Federmeccanica e sindacati avevano chiesto di essere convocati a palazzo Chigi per provare a salvare il settore dell’auto dopo il nulla prodotto dal ministro Giorgetti al Mise. Per tutta risposta, oggi Draghi ha convocato i soli ministri «competenti». La riunione è convocata per le 10,30 e dovrebbero parteciparvi oltre a Giorgetti i ministri Daniele Franco, Enrico Giovannini, Andrea Orlando e Roberto Cingolani.

FA BUON VISO A CATTIVO GIOCO la segretaria generale della Fiom Francesca Re David: «È un fatto importante che si riuniscano presso la Presidenza del Consiglio tutti i ministri competenti sull’automotive. Ci auguriamo che dopo segua la convocazione richiesta da Federmeccanica e Fim Fiom Uilm», commenta.

Nel frattempo la minaccia di dimissioni di Giorgetti – che voleva Draghi al Quirinale immaginando una sorta di semipresidenzialismo de facto – è rientrata e il ministro leghista si è lanciato in dichiarazioni anti cinesi degne del populismo che ha sempre sostenuto di combattere nella Lega: «Dobbiamo considerare chi controlla le materie prime ed evidentemente questo soggetto non si trova in Europa. Facciamo attenzione perché stiamo consegnando il futuro del settore auto a un soggetto che sta fuori dall’Europa», ha detto a Opening, presso la Camera di Commercio Italo-Germanica, lunedì.

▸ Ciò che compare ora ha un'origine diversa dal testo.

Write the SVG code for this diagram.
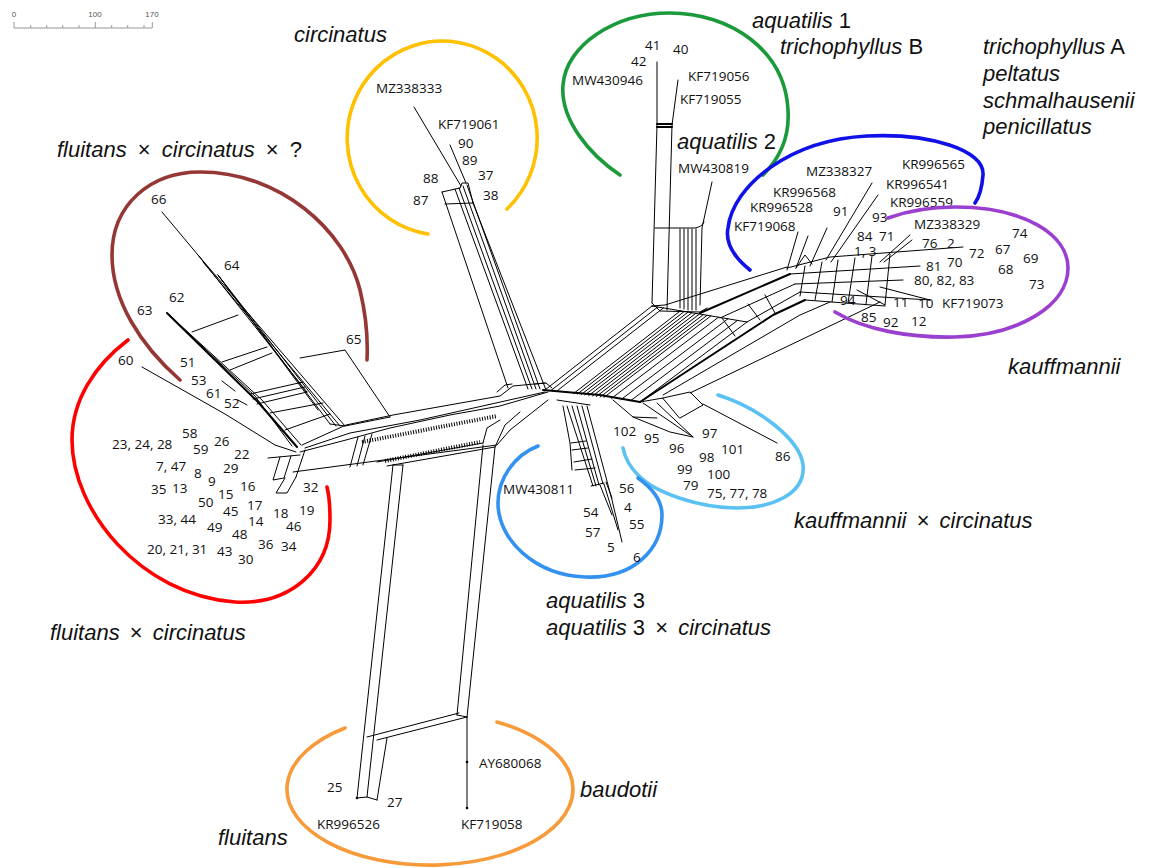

SE I RUMORS VIRANO AL BELLO sull’investimento di Stellantis per la gigafactory di batterie elettriche a Termoli (grazie a 370 milioni di incentivi pubblici, naturalmente) messo in forse da Carlos Tavares la settimana scorsa, la situazione dell’automotive è ancora tremenda. In attesa del piano industriale di Stellantis – che ieri ha presentato l’Alfa Tonale anche in versione ibrida ed elettrica – che potrebbe riservare amare sorprese a Cassino, Melfi, Pomigliano e Mirafiori che si attendono l’assegnazione di nuovi modelli per poter tornare al lavoro con continuità invece che annegare negli ammortizzatori sociali.

IERI LA FIOM DI CHIETI ha attaccato frontalmente Stellantis per la gestione dello stabilimento Sevel di Atessa dopo che è stato annunciato e poi cancellato un sabato lavorativo, quello del 5 febbraio «per mancanza di approvvigionamenti» con effetto anche sui turni di lunedì: «Non possono essere problemi legati esclusivamente alla mancanza di componenti. Secondo noi siamo in presenza di una strategia di Stellantis atta a mettere in difficoltà gli stabilimenti italiani. Se il mix produttivo di Sevel vede ormai da mesi un’alta produzione di furgoni a marchio Psa, relegando il Ducato a percentuali bassissime. È ormai evidente che la linea di comando sta cambiando. Sempre più responsabili graditi a Psa prendono le redini delle fabbriche italiane e, in questo contesto, non è accettabile il disorientamento che stanno subendo i lavoratori. Sappiamo che in Polonia a partire da aprile si avvierà la produzione di furgoni in prevalenza marchio Psa», chiude la nota durissima della Fiom Chieti.

I POSTI DI LAVORO A RISCHIO calcolati da Federmeccanica e sindacati sono «73 mila totali, di cui 63 mila nel periodo 2025-2030» quello in cui dovrebbero sentirsi gli effetti del Pnrr che per «l’automotive non ha previsto niente», come ha denunciato la Fiom.

L’ELENCO DI CHI HA GIÀ PERSO il posto di lavoro o è già considerato esubero è lungo. La più colpita è la città di Bari, già scesa in piazza sabato per le tante vertenze – non solo dell’automotive – sul suo territorio. Ad annunciare esuberi sono state due multinazionali da decenni presenti a Bari: la Bosch ha formalmente dichiarato ai sindacati 700 esuberi su un organico di 1.700 persone entro i prossimi cinque anni. La Marelli ha annunciato un esubero entro giugno di 550 dipendenti su un totale in Italia di 7.900 occupati.

FEDERMECCANICA e Fim, Fiom e Uilm sono molto preoccupati per l’intero settore della componentistica, fatto da aziende spesso piccole che soffrono maggiormente la transizione verso l’elettrico: le auto di questo tipo hanno almeno un 30 per cento di componenti in meno. La stima fatta è di ben 101 aziende a rischio per un totale di 26 mila posti a rischio che farebbero meno rumore delle chiusure di realtà più grandi ma lo stesso danno sociale.